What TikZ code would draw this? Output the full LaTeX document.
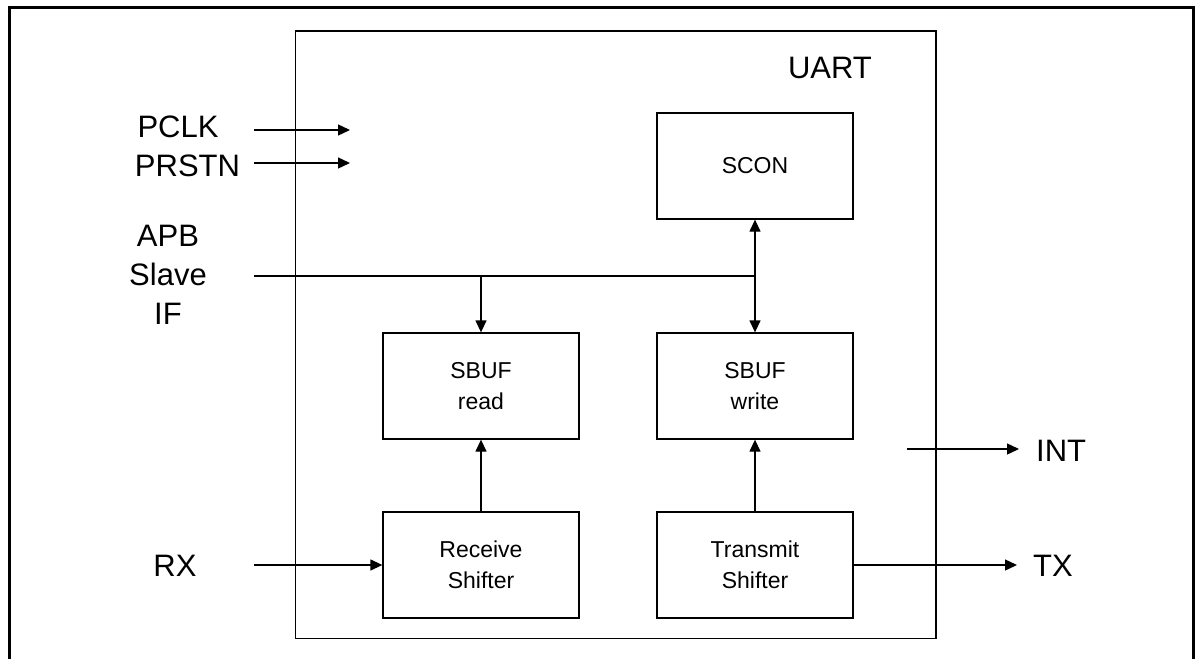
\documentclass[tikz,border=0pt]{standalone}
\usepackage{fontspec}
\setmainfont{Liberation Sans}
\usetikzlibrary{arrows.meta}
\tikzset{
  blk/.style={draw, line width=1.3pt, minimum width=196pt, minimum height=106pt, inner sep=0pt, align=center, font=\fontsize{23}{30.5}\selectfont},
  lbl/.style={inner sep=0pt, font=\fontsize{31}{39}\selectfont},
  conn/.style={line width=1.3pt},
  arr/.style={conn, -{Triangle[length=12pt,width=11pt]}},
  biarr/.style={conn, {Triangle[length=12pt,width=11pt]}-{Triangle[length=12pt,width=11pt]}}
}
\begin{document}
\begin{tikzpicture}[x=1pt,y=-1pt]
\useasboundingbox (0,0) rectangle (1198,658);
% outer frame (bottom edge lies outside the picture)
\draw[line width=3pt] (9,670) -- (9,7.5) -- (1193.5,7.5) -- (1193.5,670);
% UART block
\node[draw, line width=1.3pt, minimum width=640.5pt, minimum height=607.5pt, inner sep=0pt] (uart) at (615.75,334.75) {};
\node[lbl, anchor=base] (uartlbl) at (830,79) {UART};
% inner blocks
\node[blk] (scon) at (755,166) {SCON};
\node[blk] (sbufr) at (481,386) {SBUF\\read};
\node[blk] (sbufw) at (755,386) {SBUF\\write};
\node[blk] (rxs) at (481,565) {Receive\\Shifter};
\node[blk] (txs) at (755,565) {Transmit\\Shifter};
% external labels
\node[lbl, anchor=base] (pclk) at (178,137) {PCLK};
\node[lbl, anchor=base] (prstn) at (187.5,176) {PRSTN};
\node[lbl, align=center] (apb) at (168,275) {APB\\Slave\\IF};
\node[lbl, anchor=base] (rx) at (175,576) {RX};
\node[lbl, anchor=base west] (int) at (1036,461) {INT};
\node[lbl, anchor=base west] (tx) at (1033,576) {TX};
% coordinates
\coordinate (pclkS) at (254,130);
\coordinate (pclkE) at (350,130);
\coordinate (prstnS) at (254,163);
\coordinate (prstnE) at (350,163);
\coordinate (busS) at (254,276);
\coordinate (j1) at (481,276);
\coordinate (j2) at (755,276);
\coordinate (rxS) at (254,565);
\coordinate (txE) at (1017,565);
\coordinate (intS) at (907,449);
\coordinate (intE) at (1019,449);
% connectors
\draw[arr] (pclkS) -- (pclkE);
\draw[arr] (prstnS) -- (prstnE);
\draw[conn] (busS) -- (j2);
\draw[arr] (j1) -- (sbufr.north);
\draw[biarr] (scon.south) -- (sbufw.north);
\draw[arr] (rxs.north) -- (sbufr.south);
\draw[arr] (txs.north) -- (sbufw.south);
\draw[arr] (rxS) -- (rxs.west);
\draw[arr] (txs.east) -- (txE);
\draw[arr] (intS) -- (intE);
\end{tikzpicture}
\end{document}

-*-*-

* **What this task involves**: All of the data above should be transcribed verbatim, with pictures omitted.

* **The reply**:
What TikZ code would draw this? Output the full LaTeX document.
\documentclass[tikz,border=0pt]{standalone}
\usepackage{fontspec}
\setmainfont{Liberation Sans}
\usetikzlibrary{arrows.meta}
\tikzset{
  blk/.style={draw, line width=1.3pt, minimum width=196pt, minimum height=106pt, inner sep=0pt, align=center, font=\fontsize{23}{30.5}\selectfont},
  lbl/.style={inner sep=0pt, font=\fontsize{31}{39}\selectfont},
  conn/.style={line width=1.3pt},
  arr/.style={conn, -{Triangle[length=12pt,width=11pt]}},
  biarr/.style={conn, {Triangle[length=12pt,width=11pt]}-{Triangle[length=12pt,width=11pt]}}
}
\begin{document}
\begin{tikzpicture}[x=1pt,y=-1pt]
\useasboundingbox (0,0) rectangle (1198,658);
% outer frame (bottom edge lies outside the picture)
\draw[line width=3pt] (9,670) -- (9,7.5) -- (1193.5,7.5) -- (1193.5,670);
% UART block
\node[draw, line width=1.3pt, minimum width=640.5pt, minimum height=607.5pt, inner sep=0pt] (uart) at (615.75,334.75) {};
\node[lbl, anchor=base] (uartlbl) at (830,79) {UART};
% inner blocks
\node[blk] (scon) at (755,166) {SCON};
\node[blk] (sbufr) at (481,386) {SBUF\\read};
\node[blk] (sbufw) at (755,386) {SBUF\\write};
\node[blk] (rxs) at (481,565) {Receive\\Shifter};
\node[blk] (txs) at (755,565) {Transmit\\Shifter};
% external labels
\node[lbl, anchor=base] (pclk) at (178,137) {PCLK};
\node[lbl, anchor=base] (prstn) at (187.5,176) {PRSTN};
\node[lbl, align=center] (apb) at (168,275) {APB\\Slave\\IF};
\node[lbl, anchor=base] (rx) at (175,576) {RX};
\node[lbl, anchor=base west] (int) at (1036,461) {INT};
\node[lbl, anchor=base west] (tx) at (1033,576) {TX};
% coordinates
\coordinate (pclkS) at (254,130);
\coordinate (pclkE) at (350,130);
\coordinate (prstnS) at (254,163);
\coordinate (prstnE) at (350,163);
\coordinate (busS) at (254,276);
\coordinate (j1) at (481,276);
\coordinate (j2) at (755,276);
\coordinate (rxS) at (254,565);
\coordinate (txE) at (1017,565);
\coordinate (intS) at (907,449);
\coordinate (intE) at (1019,449);
% connectors
\draw[arr] (pclkS) -- (pclkE);
\draw[arr] (prstnS) -- (prstnE);
\draw[conn] (busS) -- (j2);
\draw[arr] (j1) -- (sbufr.north);
\draw[biarr] (scon.south) -- (sbufw.north);
\draw[arr] (rxs.north) -- (sbufr.south);
\draw[arr] (txs.north) -- (sbufw.south);
\draw[arr] (rxS) -- (rxs.west);
\draw[arr] (txs.east) -- (txE);
\draw[arr] (intS) -- (intE);
\end{tikzpicture}
\end{document}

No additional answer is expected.